Problem details: Repeat what the lines below say, word for word, and skip every image.

Given material:
┌────────

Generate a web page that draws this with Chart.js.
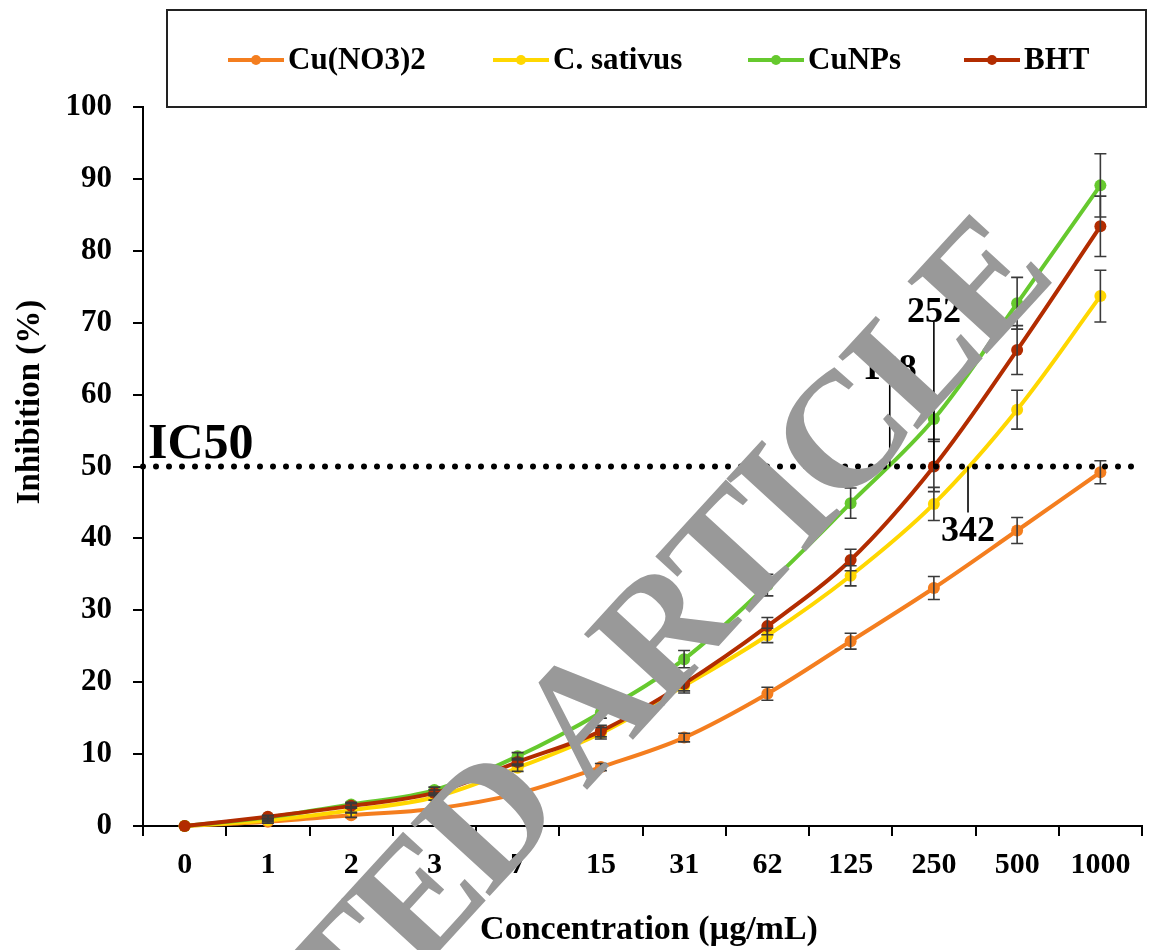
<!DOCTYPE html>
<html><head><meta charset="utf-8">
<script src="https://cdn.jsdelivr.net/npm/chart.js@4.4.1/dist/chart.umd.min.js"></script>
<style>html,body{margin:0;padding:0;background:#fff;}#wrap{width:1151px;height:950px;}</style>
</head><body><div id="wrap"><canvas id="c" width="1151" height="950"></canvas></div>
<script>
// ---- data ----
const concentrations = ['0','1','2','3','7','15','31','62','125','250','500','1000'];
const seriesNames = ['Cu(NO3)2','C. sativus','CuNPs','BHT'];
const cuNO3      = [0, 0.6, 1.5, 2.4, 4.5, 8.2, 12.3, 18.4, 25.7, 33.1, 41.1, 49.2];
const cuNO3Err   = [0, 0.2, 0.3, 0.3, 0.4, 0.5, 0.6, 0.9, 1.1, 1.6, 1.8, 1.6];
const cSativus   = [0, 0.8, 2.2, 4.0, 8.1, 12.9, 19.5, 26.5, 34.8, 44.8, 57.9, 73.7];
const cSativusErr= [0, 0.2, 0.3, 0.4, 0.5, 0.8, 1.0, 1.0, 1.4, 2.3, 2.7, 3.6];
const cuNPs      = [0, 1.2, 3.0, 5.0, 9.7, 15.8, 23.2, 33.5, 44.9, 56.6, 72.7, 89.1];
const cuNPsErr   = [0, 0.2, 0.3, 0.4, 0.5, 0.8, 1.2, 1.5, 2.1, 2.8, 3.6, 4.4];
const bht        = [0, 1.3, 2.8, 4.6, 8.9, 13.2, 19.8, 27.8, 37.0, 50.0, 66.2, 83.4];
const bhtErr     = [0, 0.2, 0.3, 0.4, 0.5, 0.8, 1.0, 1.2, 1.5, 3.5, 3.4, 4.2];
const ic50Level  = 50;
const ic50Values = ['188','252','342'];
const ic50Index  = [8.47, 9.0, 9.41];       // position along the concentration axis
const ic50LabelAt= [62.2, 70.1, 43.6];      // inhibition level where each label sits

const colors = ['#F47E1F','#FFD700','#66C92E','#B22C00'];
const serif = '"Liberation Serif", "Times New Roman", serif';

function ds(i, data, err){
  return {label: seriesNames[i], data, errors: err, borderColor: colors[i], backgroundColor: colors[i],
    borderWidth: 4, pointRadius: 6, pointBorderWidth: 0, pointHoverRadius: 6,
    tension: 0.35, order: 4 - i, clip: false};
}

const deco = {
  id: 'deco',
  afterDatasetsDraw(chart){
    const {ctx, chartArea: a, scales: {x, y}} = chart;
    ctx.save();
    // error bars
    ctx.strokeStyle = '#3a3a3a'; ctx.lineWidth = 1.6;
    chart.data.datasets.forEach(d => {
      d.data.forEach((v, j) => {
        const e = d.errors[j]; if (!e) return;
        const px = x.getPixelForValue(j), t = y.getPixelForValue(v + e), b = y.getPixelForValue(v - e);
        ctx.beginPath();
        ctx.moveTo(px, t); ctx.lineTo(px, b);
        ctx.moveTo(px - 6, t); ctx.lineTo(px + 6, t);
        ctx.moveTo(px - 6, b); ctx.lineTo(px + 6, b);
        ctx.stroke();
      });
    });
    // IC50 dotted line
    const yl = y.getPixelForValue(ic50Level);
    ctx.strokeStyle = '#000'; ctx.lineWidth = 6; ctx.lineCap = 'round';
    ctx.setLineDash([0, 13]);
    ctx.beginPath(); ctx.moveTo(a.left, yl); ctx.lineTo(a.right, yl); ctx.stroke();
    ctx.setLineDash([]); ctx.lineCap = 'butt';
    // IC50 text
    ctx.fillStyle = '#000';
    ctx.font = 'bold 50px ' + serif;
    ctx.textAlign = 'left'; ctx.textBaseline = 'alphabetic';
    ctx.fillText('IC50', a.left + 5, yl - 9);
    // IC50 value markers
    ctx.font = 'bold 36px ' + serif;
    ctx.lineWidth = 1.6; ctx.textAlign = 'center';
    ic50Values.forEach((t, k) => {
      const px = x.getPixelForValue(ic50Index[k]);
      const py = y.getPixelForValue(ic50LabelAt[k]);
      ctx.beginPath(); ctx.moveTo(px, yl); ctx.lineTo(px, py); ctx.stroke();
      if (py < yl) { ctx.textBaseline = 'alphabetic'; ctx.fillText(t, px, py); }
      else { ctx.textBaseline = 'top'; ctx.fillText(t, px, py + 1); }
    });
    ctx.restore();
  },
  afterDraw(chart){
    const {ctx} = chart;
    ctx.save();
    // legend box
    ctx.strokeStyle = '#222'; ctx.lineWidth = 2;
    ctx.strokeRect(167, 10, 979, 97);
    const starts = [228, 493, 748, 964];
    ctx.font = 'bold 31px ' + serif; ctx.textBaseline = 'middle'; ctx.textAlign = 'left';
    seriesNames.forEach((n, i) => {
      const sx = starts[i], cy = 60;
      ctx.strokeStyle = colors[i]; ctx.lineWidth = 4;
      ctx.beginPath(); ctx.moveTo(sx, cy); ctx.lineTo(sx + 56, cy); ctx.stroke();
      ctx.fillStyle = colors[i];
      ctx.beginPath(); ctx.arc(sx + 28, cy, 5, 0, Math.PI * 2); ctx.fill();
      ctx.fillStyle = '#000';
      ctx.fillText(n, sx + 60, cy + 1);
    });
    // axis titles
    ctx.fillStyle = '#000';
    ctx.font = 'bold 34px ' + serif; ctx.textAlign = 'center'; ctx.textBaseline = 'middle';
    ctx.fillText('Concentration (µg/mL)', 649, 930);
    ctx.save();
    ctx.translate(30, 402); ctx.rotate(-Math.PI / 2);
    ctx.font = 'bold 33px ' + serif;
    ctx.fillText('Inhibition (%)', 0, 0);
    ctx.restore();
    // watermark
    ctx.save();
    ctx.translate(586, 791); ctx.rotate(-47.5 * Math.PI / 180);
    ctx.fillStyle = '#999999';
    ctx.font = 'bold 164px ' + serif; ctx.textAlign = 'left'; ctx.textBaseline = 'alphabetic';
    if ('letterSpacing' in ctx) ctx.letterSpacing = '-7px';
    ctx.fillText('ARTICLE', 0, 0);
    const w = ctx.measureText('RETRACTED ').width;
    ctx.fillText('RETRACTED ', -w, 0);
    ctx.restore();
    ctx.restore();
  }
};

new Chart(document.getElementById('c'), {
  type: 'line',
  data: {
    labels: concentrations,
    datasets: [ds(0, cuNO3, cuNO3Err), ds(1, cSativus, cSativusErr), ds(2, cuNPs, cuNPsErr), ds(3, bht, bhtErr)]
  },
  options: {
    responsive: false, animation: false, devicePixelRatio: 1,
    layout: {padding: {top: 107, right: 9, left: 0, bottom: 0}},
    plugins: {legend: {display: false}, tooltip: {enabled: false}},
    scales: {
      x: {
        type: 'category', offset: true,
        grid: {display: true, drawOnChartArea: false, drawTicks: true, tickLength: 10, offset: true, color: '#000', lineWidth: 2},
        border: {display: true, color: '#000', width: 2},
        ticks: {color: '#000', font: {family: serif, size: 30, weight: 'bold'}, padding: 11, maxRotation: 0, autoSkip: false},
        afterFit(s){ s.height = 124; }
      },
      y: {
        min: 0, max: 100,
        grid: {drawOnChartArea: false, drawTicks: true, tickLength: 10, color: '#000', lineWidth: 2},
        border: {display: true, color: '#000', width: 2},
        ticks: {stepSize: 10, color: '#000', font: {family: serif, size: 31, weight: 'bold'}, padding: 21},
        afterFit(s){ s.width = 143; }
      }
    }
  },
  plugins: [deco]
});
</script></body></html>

└────────

Task output:
Generate a web page that draws this with Chart.js.
<!DOCTYPE html>
<html><head><meta charset="utf-8">
<script src="https://cdn.jsdelivr.net/npm/chart.js@4.4.1/dist/chart.umd.min.js"></script>
<style>html,body{margin:0;padding:0;background:#fff;}#wrap{width:1151px;height:950px;}</style>
</head><body><div id="wrap"><canvas id="c" width="1151" height="950"></canvas></div>
<script>
// ---- data ----
const concentrations = ['0','1','2','3','7','15','31','62','125','250','500','1000'];
const seriesNames = ['Cu(NO3)2','C. sativus','CuNPs','BHT'];
const cuNO3      = [0, 0.6, 1.5, 2.4, 4.5, 8.2, 12.3, 18.4, 25.7, 33.1, 41.1, 49.2];
const cuNO3Err   = [0, 0.2, 0.3, 0.3, 0.4, 0.5, 0.6, 0.9, 1.1, 1.6, 1.8, 1.6];
const cSativus   = [0, 0.8, 2.2, 4.0, 8.1, 12.9, 19.5, 26.5, 34.8, 44.8, 57.9, 73.7];
const cSativusErr= [0, 0.2, 0.3, 0.4, 0.5, 0.8, 1.0, 1.0, 1.4, 2.3, 2.7, 3.6];
const cuNPs      = [0, 1.2, 3.0, 5.0, 9.7, 15.8, 23.2, 33.5, 44.9, 56.6, 72.7, 89.1];
const cuNPsErr   = [0, 0.2, 0.3, 0.4, 0.5, 0.8, 1.2, 1.5, 2.1, 2.8, 3.6, 4.4];
const bht        = [0, 1.3, 2.8, 4.6, 8.9, 13.2, 19.8, 27.8, 37.0, 50.0, 66.2, 83.4];
const bhtErr     = [0, 0.2, 0.3, 0.4, 0.5, 0.8, 1.0, 1.2, 1.5, 3.5, 3.4, 4.2];
const ic50Level  = 50;
const ic50Values = ['188','252','342'];
const ic50Index  = [8.47, 9.0, 9.41];       // position along the concentration axis
const ic50LabelAt= [62.2, 70.1, 43.6];      // inhibition level where each label sits

const colors = ['#F47E1F','#FFD700','#66C92E','#B22C00'];
const serif = '"Liberation Serif", "Times New Roman", serif';

function ds(i, data, err){
  return {label: seriesNames[i], data, errors: err, borderColor: colors[i], backgroundColor: colors[i],
    borderWidth: 4, pointRadius: 6, pointBorderWidth: 0, pointHoverRadius: 6,
    tension: 0.35, order: 4 - i, clip: false};
}

const deco = {
  id: 'deco',
  afterDatasetsDraw(chart){
    const {ctx, chartArea: a, scales: {x, y}} = chart;
    ctx.save();
    // error bars
    ctx.strokeStyle = '#3a3a3a'; ctx.lineWidth = 1.6;
    chart.data.datasets.forEach(d => {
      d.data.forEach((v, j) => {
        const e = d.errors[j]; if (!e) return;
        const px = x.getPixelForValue(j), t = y.getPixelForValue(v + e), b = y.getPixelForValue(v - e);
        ctx.beginPath();
        ctx.moveTo(px, t); ctx.lineTo(px, b);
        ctx.moveTo(px - 6, t); ctx.lineTo(px + 6, t);
        ctx.moveTo(px - 6, b); ctx.lineTo(px + 6, b);
        ctx.stroke();
      });
    });
    // IC50 dotted line
    const yl = y.getPixelForValue(ic50Level);
    ctx.strokeStyle = '#000'; ctx.lineWidth = 6; ctx.lineCap = 'round';
    ctx.setLineDash([0, 13]);
    ctx.beginPath(); ctx.moveTo(a.left, yl); ctx.lineTo(a.right, yl); ctx.stroke();
    ctx.setLineDash([]); ctx.lineCap = 'butt';
    // IC50 text
    ctx.fillStyle = '#000';
    ctx.font = 'bold 50px ' + serif;
    ctx.textAlign = 'left'; ctx.textBaseline = 'alphabetic';
    ctx.fillText('IC50', a.left + 5, yl - 9);
    // IC50 value markers
    ctx.font = 'bold 36px ' + serif;
    ctx.lineWidth = 1.6; ctx.textAlign = 'center';
    ic50Values.forEach((t, k) => {
      const px = x.getPixelForValue(ic50Index[k]);
      const py = y.getPixelForValue(ic50LabelAt[k]);
      ctx.beginPath(); ctx.moveTo(px, yl); ctx.lineTo(px, py); ctx.stroke();
      if (py < yl) { ctx.textBaseline = 'alphabetic'; ctx.fillText(t, px, py); }
      else { ctx.textBaseline = 'top'; ctx.fillText(t, px, py + 1); }
    });
    ctx.restore();
  },
  afterDraw(chart){
    const {ctx} = chart;
    ctx.save();
    // legend box
    ctx.strokeStyle = '#222'; ctx.lineWidth = 2;
    ctx.strokeRect(167, 10, 979, 97);
    const starts = [228, 493, 748, 964];
    ctx.font = 'bold 31px ' + serif; ctx.textBaseline = 'middle'; ctx.textAlign = 'left';
    seriesNames.forEach((n, i) => {
      const sx = starts[i], cy = 60;
      ctx.strokeStyle = colors[i]; ctx.lineWidth = 4;
      ctx.beginPath(); ctx.moveTo(sx, cy); ctx.lineTo(sx + 56, cy); ctx.stroke();
      ctx.fillStyle = colors[i];
      ctx.beginPath(); ctx.arc(sx + 28, cy, 5, 0, Math.PI * 2); ctx.fill();
      ctx.fillStyle = '#000';
      ctx.fillText(n, sx + 60, cy + 1);
    });
    // axis titles
    ctx.fillStyle = '#000';
    ctx.font = 'bold 34px ' + serif; ctx.textAlign = 'center'; ctx.textBaseline = 'middle';
    ctx.fillText('Concentration (µg/mL)', 649, 930);
    ctx.save();
    ctx.translate(30, 402); ctx.rotate(-Math.PI / 2);
    ctx.font = 'bold 33px ' + serif;
    ctx.fillText('Inhibition (%)', 0, 0);
    ctx.restore();
    // watermark
    ctx.save();
    ctx.translate(586, 791); ctx.rotate(-47.5 * Math.PI / 180);
    ctx.fillStyle = '#999999';
    ctx.font = 'bold 164px ' + serif; ctx.textAlign = 'left'; ctx.textBaseline = 'alphabetic';
    if ('letterSpacing' in ctx) ctx.letterSpacing = '-7px';
    ctx.fillText('ARTICLE', 0, 0);
    const w = ctx.measureText('RETRACTED ').width;
    ctx.fillText('RETRACTED ', -w, 0);
    ctx.restore();
    ctx.restore();
  }
};

new Chart(document.getElementById('c'), {
  type: 'line',
  data: {
    labels: concentrations,
    datasets: [ds(0, cuNO3, cuNO3Err), ds(1, cSativus, cSativusErr), ds(2, cuNPs, cuNPsErr), ds(3, bht, bhtErr)]
  },
  options: {
    responsive: false, animation: false, devicePixelRatio: 1,
    layout: {padding: {top: 107, right: 9, left: 0, bottom: 0}},
    plugins: {legend: {display: false}, tooltip: {enabled: false}},
    scales: {
      x: {
        type: 'category', offset: true,
        grid: {display: true, drawOnChartArea: false, drawTicks: true, tickLength: 10, offset: true, color: '#000', lineWidth: 2},
        border: {display: true, color: '#000', width: 2},
        ticks: {color: '#000', font: {family: serif, size: 30, weight: 'bold'}, padding: 11, maxRotation: 0, autoSkip: false},
        afterFit(s){ s.height = 124; }
      },
      y: {
        min: 0, max: 100,
        grid: {drawOnChartArea: false, drawTicks: true, tickLength: 10, color: '#000', lineWidth: 2},
        border: {display: true, color: '#000', width: 2},
        ticks: {stepSize: 10, color: '#000', font: {family: serif, size: 31, weight: 'bold'}, padding: 21},
        afterFit(s){ s.width = 143; }
      }
    }
  },
  plugins: [deco]
});
</script></body></html>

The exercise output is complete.